RF transmitting and receiving circuits, amplitude and frequency modulation and detection, phase modulation, antennas and RF transmission lines, multiplexing, television transmission, and reception. Lecture and lab. (fall)

### ENTC 4337 Microprocessors

*Prerequisites: ENTC 3370.*Introduction to microprocessors Instruction is developed around a microprocessor trainer. Topics include assembly language programming, examples of hardware/software tradeoffs, interrupt system, alternative approaches to input/output and timing, the use of programmable LSI devices, and how microcomputers can communicate with external systems. Lecture and lab. (fall)

### CHEM 1110/11 General Chemistry

*Corequistes: CHEM 1111.*The basic course for students who expect to major in chemistry, as well as those who wish to meet entrance requirements of professional schools. Three (3) hours of lecture-recitation per week. A common grade will be given.

### MATH 1720 Precalculus

*Prerequisites: Two years of high school algebra, MATH 1710, or the equivalent.*A study of functions and their graphs, including polynomial and rational functions, exponential and logarithmic functions, and trigonometric functions.

### MATH 1840 Analytical Geometry and Differential Calculus

*Prerequisites: MATH 1720 or two years of high school algebra and high school trigonometry.*A course in differential calculus with technical applications.

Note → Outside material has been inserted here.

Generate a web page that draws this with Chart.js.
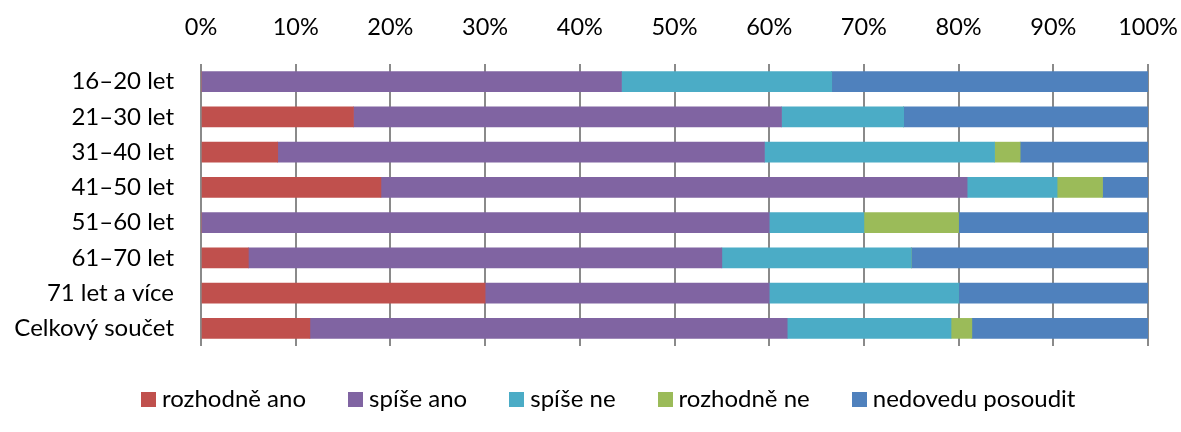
<!DOCTYPE html>
<html>
<head>
<meta charset="utf-8">
<script src="https://cdn.jsdelivr.net/npm/chart.js@4/dist/chart.umd.min.js"></script>
<style>
  html, body { margin: 0; padding: 0; background: #fff; }
  #wrap { position: relative; width: 1181px; height: 432px; }
  #legend {
    position: absolute; left: 141px; top: 384px; white-space: nowrap;
    font-family: Lato, sans-serif; font-size: 24px; color: #000; line-height: 28px;
  }
  #legend span.item { display: inline-block; margin-right: 42px; }
  #legend span.box { display: inline-block; width: 15px; height: 15px; margin-right: 6px; }
</style>
</head>
<body>
<div id="wrap">
  <canvas id="myChart" width="1181" height="432"></canvas>
  <div id="legend"></div>
</div>
<script>
const categories = ['16–20 let', '21–30 let', '31–40 let', '41–50 let', '51–60 let', '61–70 let', '71 let a více', 'Celkový součet'];
const rozhodneAno = [0, 16.1, 8.1, 19.0, 0, 5, 30, 11.5];
const spiseAno = [44.4, 45.2, 51.4, 61.9, 60, 50, 30, 50.4];
const spiseNe = [22.2, 12.9, 24.3, 9.5, 10, 20, 20, 17.3];
const rozhodneNe = [0, 0, 2.7, 4.8, 10, 0, 0, 2.2];
const nedovedu = [33.4, 25.8, 13.5, 4.8, 20, 25, 20, 18.6];
const seriesNames = ['rozhodně ano', 'spíše ano', 'spíše ne', 'rozhodně ne', 'nedovedu posoudit'];
const xTicks = [0, 10, 20, 30, 40, 50, 60, 70, 80, 90, 100];

const colors = ['#C0504D', '#8064A2', '#4BACC6', '#9BBB59', '#4F81BD'];

const chart = new Chart(document.getElementById('myChart'), {
  type: 'bar',
  data: {
    labels: categories,
    datasets: [rozhodneAno, spiseAno, spiseNe, rozhodneNe, nedovedu].map((d, i) => ({
      label: seriesNames[i],
      data: d,
      backgroundColor: colors[i],
      borderWidth: 0,
      barThickness: 20,
    })),
  },
  options: {
    indexAxis: 'y',
    responsive: false,
    animation: false,
    layout: { padding: { top: 0, right: 33, bottom: 86, left: 0 } },
    plugins: { legend: { display: false }, tooltip: { enabled: false } },
    scales: {
      x: {
        position: 'top',
        stacked: true,
        min: 0,
        max: 100,
        afterBuildTicks: (s) => { s.ticks = xTicks.map((v) => ({ value: v })); },
        afterFit: (s) => { s.height = 64; s.paddingLeft = 0; s.paddingRight = 0; },
        ticks: { callback: (v) => v + '%', font: { family: 'Lato, sans-serif', size: 23.5 }, color: '#000', padding: 22, maxRotation: 0 },
        grid: { color: '#8a8a8a', lineWidth: 2, drawTicks: false },
        border: { display: false },
      },
      y: {
        stacked: true,
        afterFit: (s) => { s.width = 201; },
        ticks: { font: { family: 'Lato, sans-serif', size: 24 }, color: '#000', padding: 27 },
        grid: { display: false, drawTicks: false },
        border: { display: false },
      },
    },
  },
});

// legend built from the chart's datasets
const legend = document.getElementById('legend');
chart.data.datasets.forEach((ds) => {
  const item = document.createElement('span');
  item.className = 'item';
  const box = document.createElement('span');
  box.className = 'box';
  box.style.background = ds.backgroundColor;
  item.appendChild(box);
  item.appendChild(document.createTextNode(ds.label));
  legend.appendChild(item);
});
</script>
</body>
</html>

Analytic geometry, quadratic equations, and additional topics in trigonometry as foundation to the calculus, limits, the derivative, and applications.

### MATH 1850 Integral Calculus for Technology

*Prerequisites: MATH 1840.*A course in integral calculus with technical applications. Sequences and series, the integral, exponential and logarithmic functions, and differentiation and integration of transcendental functions.